### Task statement
The listing below must be repeated word for word, with its images excluded.

### Collected material
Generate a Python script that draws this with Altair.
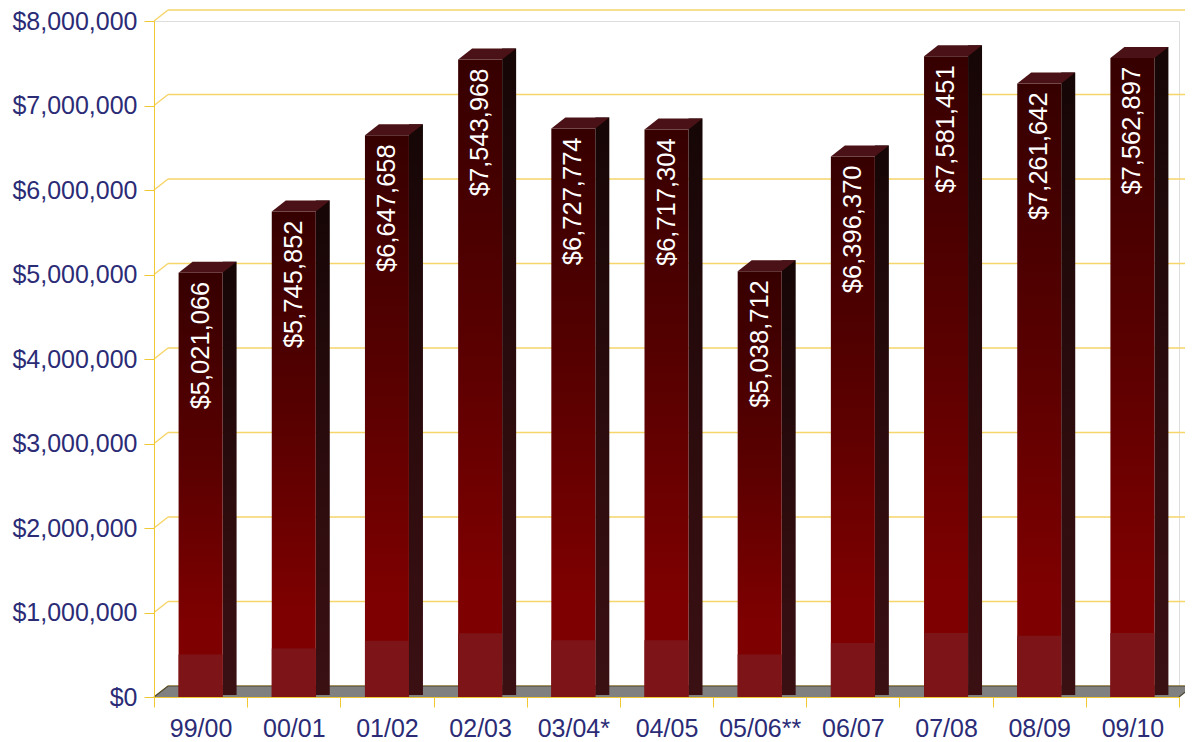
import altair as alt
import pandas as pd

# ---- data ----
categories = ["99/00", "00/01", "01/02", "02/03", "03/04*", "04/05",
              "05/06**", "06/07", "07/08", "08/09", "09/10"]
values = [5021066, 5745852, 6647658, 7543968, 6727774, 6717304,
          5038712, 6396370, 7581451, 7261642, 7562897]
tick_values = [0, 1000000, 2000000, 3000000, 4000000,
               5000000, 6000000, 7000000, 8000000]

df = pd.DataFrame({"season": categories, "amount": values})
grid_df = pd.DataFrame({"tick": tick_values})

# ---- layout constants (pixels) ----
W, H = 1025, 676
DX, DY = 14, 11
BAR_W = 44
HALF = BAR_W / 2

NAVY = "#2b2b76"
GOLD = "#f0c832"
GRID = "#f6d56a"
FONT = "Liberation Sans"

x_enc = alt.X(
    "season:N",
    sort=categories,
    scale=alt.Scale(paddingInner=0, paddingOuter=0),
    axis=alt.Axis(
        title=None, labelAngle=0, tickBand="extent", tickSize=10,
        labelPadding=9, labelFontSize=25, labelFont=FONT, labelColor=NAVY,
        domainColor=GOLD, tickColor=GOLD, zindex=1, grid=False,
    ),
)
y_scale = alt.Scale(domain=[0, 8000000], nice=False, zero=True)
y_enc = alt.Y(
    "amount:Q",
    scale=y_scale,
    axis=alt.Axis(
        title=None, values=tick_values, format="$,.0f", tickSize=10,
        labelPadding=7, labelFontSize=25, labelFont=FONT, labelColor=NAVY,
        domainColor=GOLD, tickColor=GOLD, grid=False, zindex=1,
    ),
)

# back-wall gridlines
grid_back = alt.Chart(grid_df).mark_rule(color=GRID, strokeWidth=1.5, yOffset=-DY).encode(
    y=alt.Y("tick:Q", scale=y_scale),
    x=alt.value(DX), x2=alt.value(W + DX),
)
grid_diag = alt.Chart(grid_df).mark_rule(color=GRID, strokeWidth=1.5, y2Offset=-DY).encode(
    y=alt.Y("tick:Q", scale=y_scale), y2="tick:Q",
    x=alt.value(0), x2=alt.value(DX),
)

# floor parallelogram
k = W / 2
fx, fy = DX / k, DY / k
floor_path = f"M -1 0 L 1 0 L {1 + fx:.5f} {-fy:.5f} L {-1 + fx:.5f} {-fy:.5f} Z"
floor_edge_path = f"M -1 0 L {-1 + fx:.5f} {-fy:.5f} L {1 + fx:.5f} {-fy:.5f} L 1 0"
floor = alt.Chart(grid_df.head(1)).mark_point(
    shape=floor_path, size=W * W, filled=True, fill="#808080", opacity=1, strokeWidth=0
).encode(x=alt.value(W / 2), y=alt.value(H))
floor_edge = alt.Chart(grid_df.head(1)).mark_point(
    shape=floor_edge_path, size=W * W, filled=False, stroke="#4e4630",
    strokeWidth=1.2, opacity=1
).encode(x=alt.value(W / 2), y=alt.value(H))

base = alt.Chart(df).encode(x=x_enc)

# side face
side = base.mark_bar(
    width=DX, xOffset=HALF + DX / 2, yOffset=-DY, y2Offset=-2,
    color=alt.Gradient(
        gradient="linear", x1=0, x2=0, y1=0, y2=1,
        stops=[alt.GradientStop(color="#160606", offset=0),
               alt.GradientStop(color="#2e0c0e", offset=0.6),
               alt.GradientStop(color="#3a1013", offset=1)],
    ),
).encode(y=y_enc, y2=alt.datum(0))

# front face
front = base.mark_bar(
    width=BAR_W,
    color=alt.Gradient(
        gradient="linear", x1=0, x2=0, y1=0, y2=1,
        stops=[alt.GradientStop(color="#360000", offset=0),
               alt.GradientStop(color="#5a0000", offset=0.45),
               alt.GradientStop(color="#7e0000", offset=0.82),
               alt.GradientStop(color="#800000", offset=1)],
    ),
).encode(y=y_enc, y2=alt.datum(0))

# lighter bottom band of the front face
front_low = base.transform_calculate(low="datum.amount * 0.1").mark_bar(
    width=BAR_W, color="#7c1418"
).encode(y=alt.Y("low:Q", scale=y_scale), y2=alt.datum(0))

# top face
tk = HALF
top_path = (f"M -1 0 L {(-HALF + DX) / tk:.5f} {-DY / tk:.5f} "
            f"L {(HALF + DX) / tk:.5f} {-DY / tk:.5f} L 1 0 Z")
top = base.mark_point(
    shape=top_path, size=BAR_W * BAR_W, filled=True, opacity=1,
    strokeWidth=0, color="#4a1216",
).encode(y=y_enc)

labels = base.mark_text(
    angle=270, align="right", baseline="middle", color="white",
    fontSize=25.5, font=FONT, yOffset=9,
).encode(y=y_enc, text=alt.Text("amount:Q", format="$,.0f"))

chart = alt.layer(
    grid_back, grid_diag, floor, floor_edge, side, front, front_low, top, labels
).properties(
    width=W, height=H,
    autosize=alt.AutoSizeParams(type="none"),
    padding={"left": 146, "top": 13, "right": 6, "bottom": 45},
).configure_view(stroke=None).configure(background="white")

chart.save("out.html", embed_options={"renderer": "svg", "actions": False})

### Output for this task
Generate a Python script that draws this with Altair.
import altair as alt
import pandas as pd

# ---- data ----
categories = ["99/00", "00/01", "01/02", "02/03", "03/04*", "04/05",
              "05/06**", "06/07", "07/08", "08/09", "09/10"]
values = [5021066, 5745852, 6647658, 7543968, 6727774, 6717304,
          5038712, 6396370, 7581451, 7261642, 7562897]
tick_values = [0, 1000000, 2000000, 3000000, 4000000,
               5000000, 6000000, 7000000, 8000000]

df = pd.DataFrame({"season": categories, "amount": values})
grid_df = pd.DataFrame({"tick": tick_values})

# ---- layout constants (pixels) ----
W, H = 1025, 676
DX, DY = 14, 11
BAR_W = 44
HALF = BAR_W / 2

NAVY = "#2b2b76"
GOLD = "#f0c832"
GRID = "#f6d56a"
FONT = "Liberation Sans"

x_enc = alt.X(
    "season:N",
    sort=categories,
    scale=alt.Scale(paddingInner=0, paddingOuter=0),
    axis=alt.Axis(
        title=None, labelAngle=0, tickBand="extent", tickSize=10,
        labelPadding=9, labelFontSize=25, labelFont=FONT, labelColor=NAVY,
        domainColor=GOLD, tickColor=GOLD, zindex=1, grid=False,
    ),
)
y_scale = alt.Scale(domain=[0, 8000000], nice=False, zero=True)
y_enc = alt.Y(
    "amount:Q",
    scale=y_scale,
    axis=alt.Axis(
        title=None, values=tick_values, format="$,.0f", tickSize=10,
        labelPadding=7, labelFontSize=25, labelFont=FONT, labelColor=NAVY,
        domainColor=GOLD, tickColor=GOLD, grid=False, zindex=1,
    ),
)

# back-wall gridlines
grid_back = alt.Chart(grid_df).mark_rule(color=GRID, strokeWidth=1.5, yOffset=-DY).encode(
    y=alt.Y("tick:Q", scale=y_scale),
    x=alt.value(DX), x2=alt.value(W + DX),
)
grid_diag = alt.Chart(grid_df).mark_rule(color=GRID, strokeWidth=1.5, y2Offset=-DY).encode(
    y=alt.Y("tick:Q", scale=y_scale), y2="tick:Q",
    x=alt.value(0), x2=alt.value(DX),
)

# floor parallelogram
k = W / 2
fx, fy = DX / k, DY / k
floor_path = f"M -1 0 L 1 0 L {1 + fx:.5f} {-fy:.5f} L {-1 + fx:.5f} {-fy:.5f} Z"
floor_edge_path = f"M -1 0 L {-1 + fx:.5f} {-fy:.5f} L {1 + fx:.5f} {-fy:.5f} L 1 0"
floor = alt.Chart(grid_df.head(1)).mark_point(
    shape=floor_path, size=W * W, filled=True, fill="#808080", opacity=1, strokeWidth=0
).encode(x=alt.value(W / 2), y=alt.value(H))
floor_edge = alt.Chart(grid_df.head(1)).mark_point(
    shape=floor_edge_path, size=W * W, filled=False, stroke="#4e4630",
    strokeWidth=1.2, opacity=1
).encode(x=alt.value(W / 2), y=alt.value(H))

base = alt.Chart(df).encode(x=x_enc)

# side face
side = base.mark_bar(
    width=DX, xOffset=HALF + DX / 2, yOffset=-DY, y2Offset=-2,
    color=alt.Gradient(
        gradient="linear", x1=0, x2=0, y1=0, y2=1,
        stops=[alt.GradientStop(color="#160606", offset=0),
               alt.GradientStop(color="#2e0c0e", offset=0.6),
               alt.GradientStop(color="#3a1013", offset=1)],
    ),
).encode(y=y_enc, y2=alt.datum(0))

# front face
front = base.mark_bar(
    width=BAR_W,
    color=alt.Gradient(
        gradient="linear", x1=0, x2=0, y1=0, y2=1,
        stops=[alt.GradientStop(color="#360000", offset=0),
               alt.GradientStop(color="#5a0000", offset=0.45),
               alt.GradientStop(color="#7e0000", offset=0.82),
               alt.GradientStop(color="#800000", offset=1)],
    ),
).encode(y=y_enc, y2=alt.datum(0))

# lighter bottom band of the front face
front_low = base.transform_calculate(low="datum.amount * 0.1").mark_bar(
    width=BAR_W, color="#7c1418"
).encode(y=alt.Y("low:Q", scale=y_scale), y2=alt.datum(0))

# top face
tk = HALF
top_path = (f"M -1 0 L {(-HALF + DX) / tk:.5f} {-DY / tk:.5f} "
            f"L {(HALF + DX) / tk:.5f} {-DY / tk:.5f} L 1 0 Z")
top = base.mark_point(
    shape=top_path, size=BAR_W * BAR_W, filled=True, opacity=1,
    strokeWidth=0, color="#4a1216",
).encode(y=y_enc)

labels = base.mark_text(
    angle=270, align="right", baseline="middle", color="white",
    fontSize=25.5, font=FONT, yOffset=9,
).encode(y=y_enc, text=alt.Text("amount:Q", format="$,.0f"))

chart = alt.layer(
    grid_back, grid_diag, floor, floor_edge, side, front, front_low, top, labels
).properties(
    width=W, height=H,
    autosize=alt.AutoSizeParams(type="none"),
    padding={"left": 146, "top": 13, "right": 6, "bottom": 45},
).configure_view(stroke=None).configure(background="white")

chart.save("out.html", embed_options={"renderer": "svg", "actions": False})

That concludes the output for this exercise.